● Prompt:
For this exercise, repeat all of the material verbatim apart from its images.

####################

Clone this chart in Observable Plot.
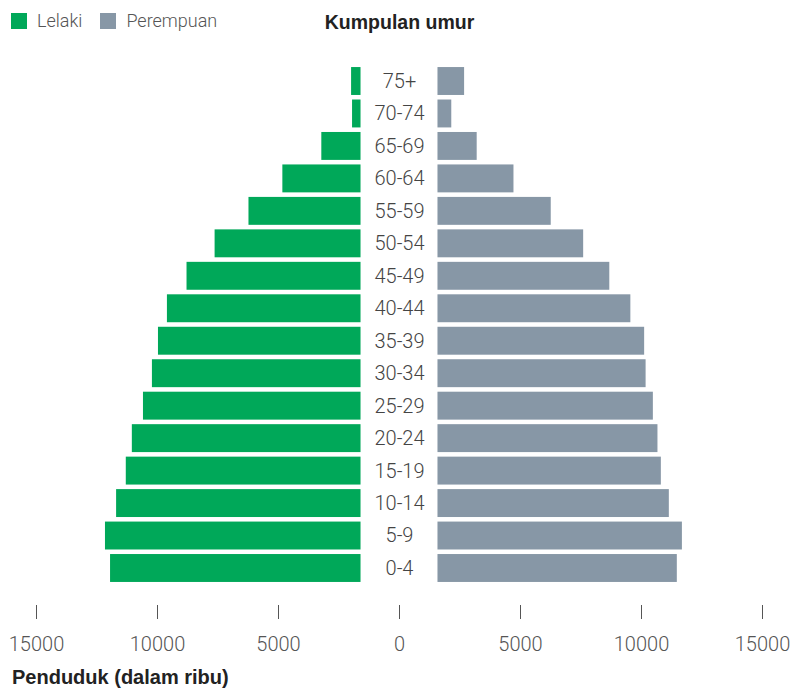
<!DOCTYPE html>
<html>
<head>
<meta charset="utf-8">
<script src="https://cdn.jsdelivr.net/npm/d3@7"></script>
<script src="https://cdn.jsdelivr.net/npm/@observablehq/plot@0.6"></script>
<style>
  html, body { margin: 0; padding: 0; background: #fff; }
  body { font-family: Roboto, "Liberation Sans", sans-serif; }
  #wrap { position: relative; width: 803px; height: 689px; overflow: hidden; }
  .legend { position: absolute; left: 11px; top: 10px; display: flex; align-items: center; font-size: 18px; font-weight: 300; color: #555; }
  .legend .sw { width: 16px; height: 16px; display: inline-block; margin-right: 10px; }
  .legend .item { display: flex; align-items: center; margin-right: 18px; }
  .agehead { position: absolute; left: 0; width: 799px; top: 11px; text-align: center; font-family: "Liberation Sans", Arial, sans-serif; font-weight: bold; font-size: 19.5px; color: #222; }
  #chart { position: absolute; left: 0; top: 44px; }
  .xtitle { position: absolute; left: 12px; top: 666px; line-height: 22px; font-family: "Liberation Sans", Arial, sans-serif; font-weight: bold; font-size: 20px; color: #222; }
</style>
</head>
<body>
<div id="wrap">
  <div class="legend" id="legend"></div>
  <div class="agehead">Kumpulan umur</div>
  <div id="chart"></div>
  <div class="xtitle">Penduduk (dalam ribu)</div>
</div>
<script>
// Age groups, bottom (youngest) to top (oldest)
const ages = ["0-4", "5-9", "10-14", "15-19", "20-24", "25-29", "30-34", "35-39",
              "40-44", "45-49", "50-54", "55-59", "60-64", "65-69", "70-74", "75+"];
// Population in thousands
const lelaki    = [11940, 12150, 11690, 11290, 11040, 10580, 10210, 9960,
                   9590, 8780, 7620, 6220, 4820, 3210, 1940, 1980];
const perempuan = [11480, 11690, 11150, 10820, 10680, 10490, 10190, 10130,
                   9560, 8690, 7610, 6270, 4730, 3210, 2160, 2690];
const seriesNames = ["Lelaki", "Perempuan"];
const xTicks = [-15000, -10000, -5000, 0, 5000, 10000, 15000];

const colors = { Lelaki: "#00a859", Perempuan: "#8797a6" };
const gap = 1590; // half-width of the central label band, in data units

const rows = ages.map((age, i) => ({ age, lelaki: lelaki[i], perempuan: perempuan[i] }));
const topDown = ages.slice().reverse();

// legend
const legend = document.getElementById("legend");
seriesNames.forEach(name => {
  const it = document.createElement("span");
  it.className = "item";
  it.innerHTML = `<span class="sw" style="background:${colors[name]}"></span><span>${name}</span>`;
  legend.appendChild(it);
});

const labelFont = `Roboto, "Liberation Sans", sans-serif`;

const chart = Plot.plot({
  width: 803,
  height: 620,
  marginLeft: 36,
  marginRight: 41,
  marginTop: 18.5,
  marginBottom: 59,
  style: { fontFamily: labelFont, background: "#fff", fontWeight: 300 },
  x: { domain: [-15000, 15000], axis: null },
  y: { domain: topDown, padding: 0.14, round: false, insetBottom: 18.5, axis: null },
  marks: [
    Plot.barX(rows, { y: "age", x1: () => -gap, x2: d => -d.lelaki, fill: colors.Lelaki }),
    Plot.barX(rows, { y: "age", x1: () => gap, x2: d => d.perempuan, fill: colors.Perempuan }),
    Plot.text(ages, { y: d => d, text: d => d, frameAnchor: "middle", fontSize: 20, fill: "#444" }),
    Plot.axisX({
      ticks: xTicks,
      tickFormat: d => String(Math.abs(d)),
      tickSize: 14,
      tickPadding: 17,
      fontSize: 20,
      color: "#555",
      label: null
    })
  ]
});
document.getElementById("chart").appendChild(chart);
</script>
</body>
</html>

####################

● Finished exercise:
Clone this chart in Observable Plot.
<!DOCTYPE html>
<html>
<head>
<meta charset="utf-8">
<script src="https://cdn.jsdelivr.net/npm/d3@7"></script>
<script src="https://cdn.jsdelivr.net/npm/@observablehq/plot@0.6"></script>
<style>
  html, body { margin: 0; padding: 0; background: #fff; }
  body { font-family: Roboto, "Liberation Sans", sans-serif; }
  #wrap { position: relative; width: 803px; height: 689px; overflow: hidden; }
  .legend { position: absolute; left: 11px; top: 10px; display: flex; align-items: center; font-size: 18px; font-weight: 300; color: #555; }
  .legend .sw { width: 16px; height: 16px; display: inline-block; margin-right: 10px; }
  .legend .item { display: flex; align-items: center; margin-right: 18px; }
  .agehead { position: absolute; left: 0; width: 799px; top: 11px; text-align: center; font-family: "Liberation Sans", Arial, sans-serif; font-weight: bold; font-size: 19.5px; color: #222; }
  #chart { position: absolute; left: 0; top: 44px; }
  .xtitle { position: absolute; left: 12px; top: 666px; line-height: 22px; font-family: "Liberation Sans", Arial, sans-serif; font-weight: bold; font-size: 20px; color: #222; }
</style>
</head>
<body>
<div id="wrap">
  <div class="legend" id="legend"></div>
  <div class="agehead">Kumpulan umur</div>
  <div id="chart"></div>
  <div class="xtitle">Penduduk (dalam ribu)</div>
</div>
<script>
// Age groups, bottom (youngest) to top (oldest)
const ages = ["0-4", "5-9", "10-14", "15-19", "20-24", "25-29", "30-34", "35-39",
              "40-44", "45-49", "50-54", "55-59", "60-64", "65-69", "70-74", "75+"];
// Population in thousands
const lelaki    = [11940, 12150, 11690, 11290, 11040, 10580, 10210, 9960,
                   9590, 8780, 7620, 6220, 4820, 3210, 1940, 1980];
const perempuan = [11480, 11690, 11150, 10820, 10680, 10490, 10190, 10130,
                   9560, 8690, 7610, 6270, 4730, 3210, 2160, 2690];
const seriesNames = ["Lelaki", "Perempuan"];
const xTicks = [-15000, -10000, -5000, 0, 5000, 10000, 15000];

const colors = { Lelaki: "#00a859", Perempuan: "#8797a6" };
const gap = 1590; // half-width of the central label band, in data units

const rows = ages.map((age, i) => ({ age, lelaki: lelaki[i], perempuan: perempuan[i] }));
const topDown = ages.slice().reverse();

// legend
const legend = document.getElementById("legend");
seriesNames.forEach(name => {
  const it = document.createElement("span");
  it.className = "item";
  it.innerHTML = `<span class="sw" style="background:${colors[name]}"></span><span>${name}</span>`;
  legend.appendChild(it);
});

const labelFont = `Roboto, "Liberation Sans", sans-serif`;

const chart = Plot.plot({
  width: 803,
  height: 620,
  marginLeft: 36,
  marginRight: 41,
  marginTop: 18.5,
  marginBottom: 59,
  style: { fontFamily: labelFont, background: "#fff", fontWeight: 300 },
  x: { domain: [-15000, 15000], axis: null },
  y: { domain: topDown, padding: 0.14, round: false, insetBottom: 18.5, axis: null },
  marks: [
    Plot.barX(rows, { y: "age", x1: () => -gap, x2: d => -d.lelaki, fill: colors.Lelaki }),
    Plot.barX(rows, { y: "age", x1: () => gap, x2: d => d.perempuan, fill: colors.Perempuan }),
    Plot.text(ages, { y: d => d, text: d => d, frameAnchor: "middle", fontSize: 20, fill: "#444" }),
    Plot.axisX({
      ticks: xTicks,
      tickFormat: d => String(Math.abs(d)),
      tickSize: 14,
      tickPadding: 17,
      fontSize: 20,
      color: "#555",
      label: null
    })
  ]
});
document.getElementById("chart").appendChild(chart);
</script>
</body>
</html>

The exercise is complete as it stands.